--- Start of SOURCE DATA ---

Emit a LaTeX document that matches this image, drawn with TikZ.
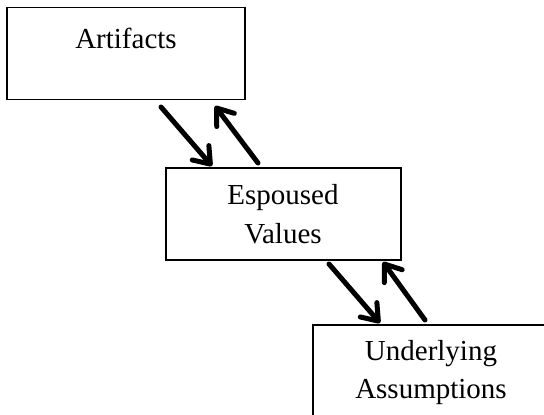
\documentclass[tikz,border=0pt]{standalone}
\usepackage{fontspec}
\setmainfont{Liberation Serif}
\usetikzlibrary{arrows.meta}
\begin{document}
\begin{tikzpicture}[x=1pt,y=-1pt,
  box/.style={draw,line width=1.4pt,inner sep=0pt},
  lbl/.style={anchor=base,inner sep=0pt,font=\fontsize{29}{34}\selectfont},
  flow/.style={line width=5pt,line cap=round,-{Straight Barb[length=15pt,width=22pt,line width=5pt,round]}}]
\useasboundingbox (0,0) rectangle (544,415);
\fill[white] (0,0) rectangle (544,415);
\node[box,minimum width=238pt,minimum height=92pt] (art) at (126,53.5) {};
\node[box,minimum width=235pt,minimum height=92pt] (esp) at (283.5,214) {};
\node[box,minimum width=236pt,minimum height=110pt] (und) at (431,380) {};
\node[lbl] (t1) at (126,48) {Artifacts};
\node[lbl] (t2) at (283,204) {Espoused};
\node[lbl] (t3) at (283,243) {Values};
\node[lbl] (t4) at (431,360) {Underlying};
\node[lbl] (t5) at (431,398) {Assumptions};
\coordinate (a1s) at (161,107);
\coordinate (a1e) at (212,166);
\coordinate (a2s) at (258,163);
\coordinate (a2e) at (215,106);
\coordinate (b1s) at (329,264);
\coordinate (b1e) at (380,323);
\coordinate (b2s) at (425,320);
\coordinate (b2e) at (383,262);
\draw[flow] (a1s) -- (a1e);
\draw[flow] (a2s) -- (a2e);
\draw[flow] (b1s) -- (b1e);
\draw[flow] (b2s) -- (b2e);
\end{tikzpicture}
\end{document}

--- End of SOURCE DATA ---

Without the pictures, write out all of the material exactly.

#### [FULL RESPONSE]
Emit a LaTeX document that matches this image, drawn with TikZ.
\documentclass[tikz,border=0pt]{standalone}
\usepackage{fontspec}
\setmainfont{Liberation Serif}
\usetikzlibrary{arrows.meta}
\begin{document}
\begin{tikzpicture}[x=1pt,y=-1pt,
  box/.style={draw,line width=1.4pt,inner sep=0pt},
  lbl/.style={anchor=base,inner sep=0pt,font=\fontsize{29}{34}\selectfont},
  flow/.style={line width=5pt,line cap=round,-{Straight Barb[length=15pt,width=22pt,line width=5pt,round]}}]
\useasboundingbox (0,0) rectangle (544,415);
\fill[white] (0,0) rectangle (544,415);
\node[box,minimum width=238pt,minimum height=92pt] (art) at (126,53.5) {};
\node[box,minimum width=235pt,minimum height=92pt] (esp) at (283.5,214) {};
\node[box,minimum width=236pt,minimum height=110pt] (und) at (431,380) {};
\node[lbl] (t1) at (126,48) {Artifacts};
\node[lbl] (t2) at (283,204) {Espoused};
\node[lbl] (t3) at (283,243) {Values};
\node[lbl] (t4) at (431,360) {Underlying};
\node[lbl] (t5) at (431,398) {Assumptions};
\coordinate (a1s) at (161,107);
\coordinate (a1e) at (212,166);
\coordinate (a2s) at (258,163);
\coordinate (a2e) at (215,106);
\coordinate (b1s) at (329,264);
\coordinate (b1e) at (380,323);
\coordinate (b2s) at (425,320);
\coordinate (b2e) at (383,262);
\draw[flow] (a1s) -- (a1e);
\draw[flow] (a2s) -- (a2e);
\draw[flow] (b1s) -- (b1e);
\draw[flow] (b2s) -- (b2e);
\end{tikzpicture}
\end{document}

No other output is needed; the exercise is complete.